The left hand side factors to $|(a-b)(b-c)(c-a)(a+b+c)|$. Let $p$, $q$, $r$, $s$ be $a-b$, $b-c$, $c-a$, and $a+b+c$, respectively. Without loss of generality, let $s\ge 0$. Then, since \[p^2+q^2+r^2+s^2=3(a^2+b^2+c^2)\]we have the right-hand side as $\tfrac{M}{9} (p^2+q^2+r^2+s^2)^2$. We claim that the minimum value of $M$ is $\tfrac{9\sqrt2}{32}$. Suppose that the following is a local minimum with respect to $s$: \[f(s)=\frac{(p^2+q^2+r^2+s^2)^2}{9s|pqr|}=\frac{(x+s^2)^2}{ys}\]Then, we have \[f(s)=\frac{s^4+2s^2y+x^2}{ys}=\frac1y(s^3+2sx+x^2s^-1)\]\[f'(s)=\frac1y(3s^2+2x-x^2s^-2)=\frac1{s^2y}(3s^2-x)(s^2+x)\]Clearly, $s^2+x>0$ we when $f$ is at a local minimum, $3s^2=x=p^2+q^2+r^2$. $~$ We claim that given $p+q+r=0$ and $p^2+q^2+r^2=3s^2$, we have $|pqr|\le \frac{s^3}{\sqrt2}$. Let $P(x)$ be a monic cubic with roots $p$, $q$, $r$. Evidently, $P(x)$ has three roots and $P(x)=x^3-\tfrac32 s^2x-pqr$, so if $(x_1,y_1)$ and $(x_2,y_2)$ are $P$'s two local extrema, then $y_1y_2<0$. Since $P'(x)=3x^2-\tfrac32 s^2$, we have $x_{1,2}=\pm \tfrac{s}{\sqrt2}$ so \[y_{1,2}=\pm \frac{s^3}{\sqrt2}-pqr\]Therefore, $(pqr)^2-(\tfrac{s^3}{\sqrt2})^2\le 0$, which implies $|pqr|\le \tfrac{s^3}{\sqrt2}$ as desired.
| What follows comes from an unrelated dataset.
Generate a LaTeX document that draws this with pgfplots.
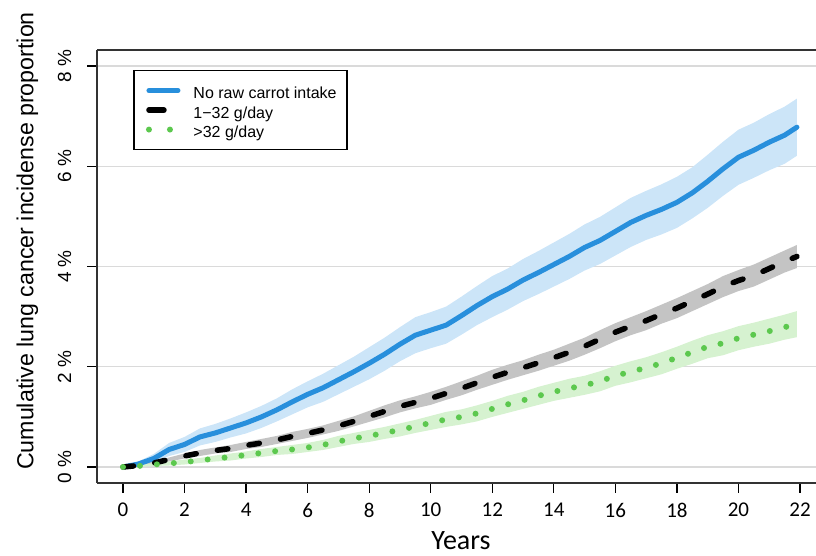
\documentclass[border=0pt]{standalone}
\usepackage{pgfplots}
\pgfplotsset{compat=1.18}
\usepackage{pgfplotstable}
\usepgfplotslibrary{fillbetween}
\usepackage{fontspec}
\setmainfont{Liberation Sans}
\newfontfamily\calibri{Carlito}

\definecolor{cblue}{RGB}{40,143,220}
\definecolor{cblueband}{RGB}{204,229,248}
\definecolor{cgrayband}{RGB}{196,196,196}
\definecolor{cgreen}{RGB}{92,200,78}
\definecolor{cgreenband}{RGB}{214,242,208}
\definecolor{cgrid}{RGB}{218,218,218}

% No raw carrot intake
\pgfplotstableread{
x m lo hi
0 0 0 0
0.5 0.06 0.01 0.11
1 0.17 0.08 0.26
1.5 0.35 0.22 0.48
2 0.45 0.30 0.60
2.5 0.60 0.43 0.77
3 0.68 0.50 0.86
3.5 0.78 0.59 0.97
4 0.88 0.67 1.09
4.5 1.00 0.78 1.22
5 1.14 0.91 1.37
5.5 1.30 1.05 1.55
6 1.45 1.19 1.71
6.5 1.58 1.30 1.86
7 1.74 1.45 2.03
7.5 1.90 1.60 2.20
8 2.07 1.75 2.39
8.5 2.25 1.92 2.58
9 2.45 2.11 2.79
9.5 2.63 2.27 2.99
10 2.73 2.37 3.09
10.5 2.83 2.46 3.20
11 3.02 2.64 3.40
11.5 3.22 2.83 3.61
12 3.40 2.99 3.81
12.5 3.55 3.14 3.96
13 3.73 3.31 4.15
13.5 3.88 3.45 4.31
14 4.04 3.60 4.48
14.5 4.20 3.75 4.65
15 4.38 3.92 4.84
15.5 4.52 4.05 4.99
16 4.70 4.22 5.18
16.5 4.88 4.39 5.37
17 5.02 4.53 5.51
17.5 5.14 4.64 5.64
18 5.28 4.77 5.79
18.5 5.47 4.96 5.98
19 5.70 5.17 6.23
19.5 5.95 5.41 6.49
20 6.18 5.63 6.73
20.5 6.32 5.77 6.87
21 6.48 5.92 7.04
21.5 6.62 6.05 7.19
21.9 6.78 6.21 7.35
}\tblA

% 1-32 g/day
\pgfplotstableread{
x m lo hi
0 0 0 0
0.5 0.03 0.01 0.05
1 0.08 0.05 0.11
1.5 0.15 0.11 0.19
2 0.22 0.17 0.27
2.5 0.28 0.22 0.34
3 0.33 0.27 0.39
3.5 0.37 0.30 0.44
4 0.43 0.36 0.50
4.5 0.48 0.40 0.56
5 0.54 0.46 0.62
5.5 0.61 0.52 0.70
6 0.67 0.58 0.76
6.5 0.74 0.65 0.83
7 0.82 0.72 0.92
7.5 0.91 0.81 1.01
8 1.01 0.90 1.12
8.5 1.11 0.99 1.23
9 1.21 1.09 1.33
9.5 1.29 1.17 1.41
10 1.37 1.24 1.50
10.5 1.47 1.34 1.60
11 1.57 1.43 1.71
11.5 1.68 1.54 1.82
12 1.79 1.64 1.94
12.5 1.89 1.74 2.04
13 1.98 1.83 2.13
13.5 2.08 1.92 2.24
14 2.18 2.02 2.34
14.5 2.29 2.12 2.46
15 2.41 2.24 2.58
15.5 2.55 2.37 2.73
16 2.69 2.51 2.87
16.5 2.81 2.63 2.99
17 2.92 2.73 3.11
17.5 3.05 2.86 3.24
18 3.17 2.97 3.37
18.5 3.31 3.11 3.51
19 3.45 3.25 3.65
19.5 3.60 3.39 3.81
20 3.72 3.51 3.93
20.5 3.82 3.60 4.04
21 3.96 3.74 4.18
21.5 4.10 3.88 4.32
21.9 4.20 3.97 4.43
}\tblB

% >32 g/day
\pgfplotstableread{
x m lo hi
0 0 0 0
0.5 0.02 0.00 0.04
1 0.05 0.02 0.08
1.5 0.07 0.03 0.11
2 0.10 0.05 0.15
2.5 0.13 0.08 0.18
3 0.17 0.11 0.23
3.5 0.20 0.13 0.27
4 0.24 0.17 0.31
4.5 0.28 0.20 0.36
5 0.32 0.24 0.40
5.5 0.35 0.26 0.44
6 0.39 0.30 0.48
6.5 0.44 0.34 0.54
7 0.51 0.40 0.62
7.5 0.57 0.46 0.68
8 0.62 0.50 0.74
8.5 0.68 0.56 0.80
9 0.74 0.61 0.87
9.5 0.81 0.68 0.94
10 0.88 0.74 1.02
10.5 0.95 0.80 1.10
11 1.00 0.85 1.15
11.5 1.07 0.91 1.23
12 1.16 1.00 1.32
12.5 1.25 1.08 1.42
13 1.33 1.16 1.50
13.5 1.42 1.24 1.60
14 1.50 1.32 1.68
14.5 1.57 1.38 1.76
15 1.63 1.44 1.82
15.5 1.71 1.51 1.91
16 1.82 1.62 2.02
16.5 1.90 1.69 2.11
17 1.98 1.77 2.19
17.5 2.07 1.85 2.29
18 2.18 1.96 2.40
18.5 2.29 2.06 2.52
19 2.40 2.17 2.63
19.5 2.47 2.23 2.71
20 2.57 2.33 2.81
20.5 2.64 2.40 2.88
21 2.71 2.46 2.96
21.5 2.79 2.54 3.04
21.9 2.85 2.59 3.11
}\tblC

\begin{document}
\begin{tikzpicture}
\begin{axis}[
  at={(97pt,73pt)}, anchor=south west,
  scale only axis, width=719pt, height=433pt,
  xmin=-0.845, xmax=22.52, ymin=-0.319, ymax=8.32,
  axis x line=box, axis y line=left,
  axis line style={-, draw=black!80, line width=1.4pt},
  tick pos=left, tick align=outside,
  major tick length=10pt,
  tick style={black, line width=1.2pt},
  xtick={0,2,...,22},
  xticklabels={0,2,4,6,8,10,12,14,16,18,20,22},
  ytick={0,2,4,6,8},
  yticklabels={0 \%,2 \%,4 \%,6 \%,8 \%},
  xticklabel style={font=\calibri\fontsize{21}{21}\selectfont, anchor=north, inner sep=0pt},
  xticklabel shift=10pt,
  yticklabel style={font=\fontsize{19}{19}\selectfont, rotate=90, anchor=base, inner sep=0pt},
  yticklabel shift=16pt,
  ymajorgrids, grid style={cgrid, line width=1.3pt},
  legend cell align=left,
  legend style={at={(axis description cs:0.0505,0.954)}, anchor=north west,
    draw=black, line width=1.3pt, fill=white,
    font=\fontsize{16}{16}\selectfont,
    inner xsep=10pt, inner ysep=12pt, row sep=3.5pt, column sep=12pt,
    nodes={inner xsep=0.5pt, inner ysep=0pt, text height=16pt, text depth=0pt}},
]
\addplot[draw=none, name path=Alo, forget plot] table[x=x, y=lo]{\tblA};
\addplot[draw=none, name path=Ahi, forget plot] table[x=x, y=hi]{\tblA};
\addplot[fill=cblueband, draw=none, forget plot] fill between[of=Alo and Ahi];
\addplot[draw=none, name path=Blo, forget plot] table[x=x, y=lo]{\tblB};
\addplot[draw=none, name path=Bhi, forget plot] table[x=x, y=hi]{\tblB};
\addplot[fill=cgrayband, draw=none, forget plot] fill between[of=Blo and Bhi];
\addplot[draw=none, name path=Clo, forget plot] table[x=x, y=lo]{\tblC};
\addplot[draw=none, name path=Chi, forget plot] table[x=x, y=hi]{\tblC};
\addplot[fill=cgreenband, draw=none, forget plot] fill between[of=Clo and Chi];

\addplot[cblue, line width=5pt, line join=round, line cap=round,
  legend image code/.code={\path[draw=none, fill=none] (-5pt,-3pt) rectangle (32pt,3pt);
    \draw[cblue, solid, line width=5pt, line cap=round] (0pt,0pt) -- (29pt,0pt);}]
  table[x=x, y=m]{\tblA};
\addlegendentry{No raw carrot intake}
\addplot[black, line width=5.5pt, line join=round, line cap=round, dash pattern=on 10.5pt off 21.5pt,
  legend image code/.code={\path[draw=none, fill=none] (-5pt,-3pt) rectangle (32pt,3pt);
    \draw[black, solid, line width=5.5pt, line cap=round] (0pt,0pt) -- (15pt,0pt);}]
  table[x=x, y=m]{\tblB};
\addlegendentry{1\textminus 32 g/day}
\addplot[cgreen, line width=6pt, line cap=round, dash pattern=on 0pt off 17pt,
  legend image code/.code={\path[draw=none, fill=none] (-5pt,-3pt) rectangle (32pt,3pt);
    \draw[cgreen, line width=6pt, line cap=round, dash pattern=on 0pt off 21pt] (0pt,0pt) -- (25pt,0pt);}]
  table[x=x, y=m]{\tblC};
\addlegendentry{>32 g/day}
\end{axis}
\node[rotate=90, anchor=base, font=\fontsize{23.2}{23.2}\selectfont] at (33.3pt,315pt) {Cumulative lung cancer incidense proportion};
\node[anchor=base, font=\calibri\fontsize{28}{28}\selectfont] at (461pt,6pt) {Years};
\pgfresetboundingbox
\useasboundingbox (0pt,0pt) rectangle (816pt,556pt);
\end{tikzpicture}
\end{document}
Thus, $f(s)\ge \tfrac{16s^4}{9s^4/\sqrt2}=\tfrac{32}{9\sqrt2}$. Thus, $M\le \tfrac{9\sqrt{2}}{32}$. Our construction: \[(a,b,c)=(\tfrac{\sqrt{2}}{3}+1,\frac{\sqrt{2}}{3}),\frac{\sqrt{2}}{3})+1\]Yields $(p,q,r,s)=(1,1,-2,\sqrt2)$ which yields the desired equality.